-- Begin Dataset extract --
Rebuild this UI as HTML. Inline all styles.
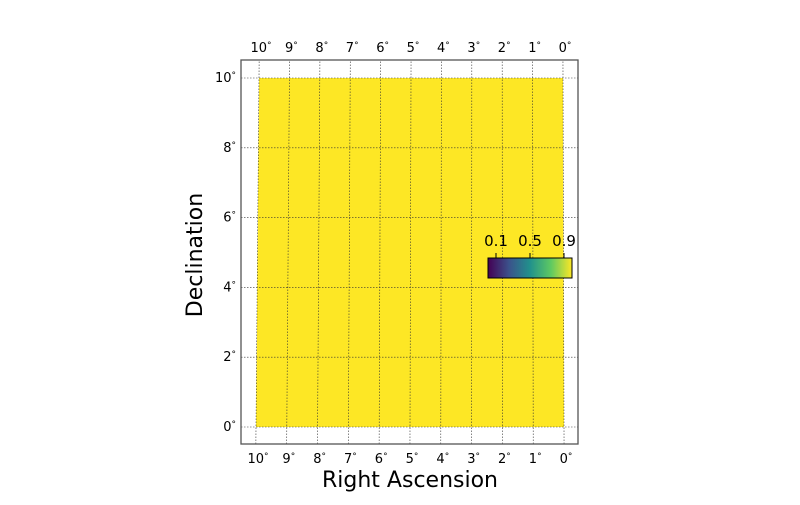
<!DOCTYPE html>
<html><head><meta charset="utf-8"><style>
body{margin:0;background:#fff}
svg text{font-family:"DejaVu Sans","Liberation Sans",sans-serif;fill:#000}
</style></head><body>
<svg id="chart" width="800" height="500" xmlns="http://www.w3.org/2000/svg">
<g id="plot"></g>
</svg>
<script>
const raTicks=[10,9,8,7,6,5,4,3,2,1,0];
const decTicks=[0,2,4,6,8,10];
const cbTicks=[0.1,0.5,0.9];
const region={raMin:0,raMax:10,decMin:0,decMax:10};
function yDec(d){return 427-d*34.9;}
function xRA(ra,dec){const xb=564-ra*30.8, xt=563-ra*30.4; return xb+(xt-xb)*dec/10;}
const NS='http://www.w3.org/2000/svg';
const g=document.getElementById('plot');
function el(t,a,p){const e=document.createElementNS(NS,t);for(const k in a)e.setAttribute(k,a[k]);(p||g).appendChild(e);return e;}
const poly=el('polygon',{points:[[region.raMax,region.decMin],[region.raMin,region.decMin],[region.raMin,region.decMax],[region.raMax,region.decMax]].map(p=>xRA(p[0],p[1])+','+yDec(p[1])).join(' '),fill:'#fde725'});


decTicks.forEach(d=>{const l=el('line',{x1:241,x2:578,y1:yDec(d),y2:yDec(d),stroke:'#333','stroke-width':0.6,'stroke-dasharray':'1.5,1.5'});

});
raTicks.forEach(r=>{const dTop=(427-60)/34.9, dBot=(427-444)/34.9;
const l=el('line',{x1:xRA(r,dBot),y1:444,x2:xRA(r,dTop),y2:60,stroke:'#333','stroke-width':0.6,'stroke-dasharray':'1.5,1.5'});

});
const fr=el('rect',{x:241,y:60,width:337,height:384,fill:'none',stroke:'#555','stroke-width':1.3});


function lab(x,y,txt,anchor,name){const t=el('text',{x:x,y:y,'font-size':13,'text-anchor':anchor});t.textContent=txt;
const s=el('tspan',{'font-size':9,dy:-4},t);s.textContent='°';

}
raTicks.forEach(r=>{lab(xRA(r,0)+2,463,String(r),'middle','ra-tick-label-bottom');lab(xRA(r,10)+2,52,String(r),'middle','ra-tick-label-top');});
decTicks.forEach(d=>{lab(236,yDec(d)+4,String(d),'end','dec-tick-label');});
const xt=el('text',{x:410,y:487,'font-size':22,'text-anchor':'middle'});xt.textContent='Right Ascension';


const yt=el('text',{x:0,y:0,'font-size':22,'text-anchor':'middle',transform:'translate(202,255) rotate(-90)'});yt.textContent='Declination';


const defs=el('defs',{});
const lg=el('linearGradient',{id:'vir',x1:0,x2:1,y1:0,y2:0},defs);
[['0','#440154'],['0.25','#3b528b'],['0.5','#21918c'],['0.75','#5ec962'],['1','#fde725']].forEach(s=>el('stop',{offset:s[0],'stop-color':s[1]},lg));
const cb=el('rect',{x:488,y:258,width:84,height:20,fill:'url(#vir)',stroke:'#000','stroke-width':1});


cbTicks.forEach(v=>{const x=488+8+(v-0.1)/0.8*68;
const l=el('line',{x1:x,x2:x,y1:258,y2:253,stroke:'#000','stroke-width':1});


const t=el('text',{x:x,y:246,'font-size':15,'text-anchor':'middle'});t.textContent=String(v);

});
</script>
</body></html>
-- End Dataset extract --
* _The exercise_:
From the first line above through the line containing "const s=el('ts", copy everything exactly, without the pictures.

* _Solution to this problem_:
Rebuild this UI as HTML. Inline all styles.
<!DOCTYPE html>
<html><head><meta charset="utf-8"><style>
body{margin:0;background:#fff}
svg text{font-family:"DejaVu Sans","Liberation Sans",sans-serif;fill:#000}
</style></head><body>
<svg id="chart" width="800" height="500" xmlns="http://www.w3.org/2000/svg">
<g id="plot"></g>
</svg>
<script>
const raTicks=[10,9,8,7,6,5,4,3,2,1,0];
const decTicks=[0,2,4,6,8,10];
const cbTicks=[0.1,0.5,0.9];
const region={raMin:0,raMax:10,decMin:0,decMax:10};
function yDec(d){return 427-d*34.9;}
function xRA(ra,dec){const xb=564-ra*30.8, xt=563-ra*30.4; return xb+(xt-xb)*dec/10;}
const NS='http://www.w3.org/2000/svg';
const g=document.getElementById('plot');
function el(t,a,p){const e=document.createElementNS(NS,t);for(const k in a)e.setAttribute(k,a[k]);(p||g).appendChild(e);return e;}
const poly=el('polygon',{points:[[region.raMax,region.decMin],[region.raMin,region.decMin],[region.raMin,region.decMax],[region.raMax,region.decMax]].map(p=>xRA(p[0],p[1])+','+yDec(p[1])).join(' '),fill:'#fde725'});


decTicks.forEach(d=>{const l=el('line',{x1:241,x2:578,y1:yDec(d),y2:yDec(d),stroke:'#333','stroke-width':0.6,'stroke-dasharray':'1.5,1.5'});

});
raTicks.forEach(r=>{const dTop=(427-60)/34.9, dBot=(427-444)/34.9;
const l=el('line',{x1:xRA(r,dBot),y1:444,x2:xRA(r,dTop),y2:60,stroke:'#333','stroke-width':0.6,'stroke-dasharray':'1.5,1.5'});

});
const fr=el('rect',{x:241,y:60,width:337,height:384,fill:'none',stroke:'#555','stroke-width':1.3});


function lab(x,y,txt,anchor,name){const t=el('text',{x:x,y:y,'font-size':13,'text-anchor':anchor});t.textContent=txt;
const s=el('tspan',{'font-size':9,dy:-4},t);s.textContent='°';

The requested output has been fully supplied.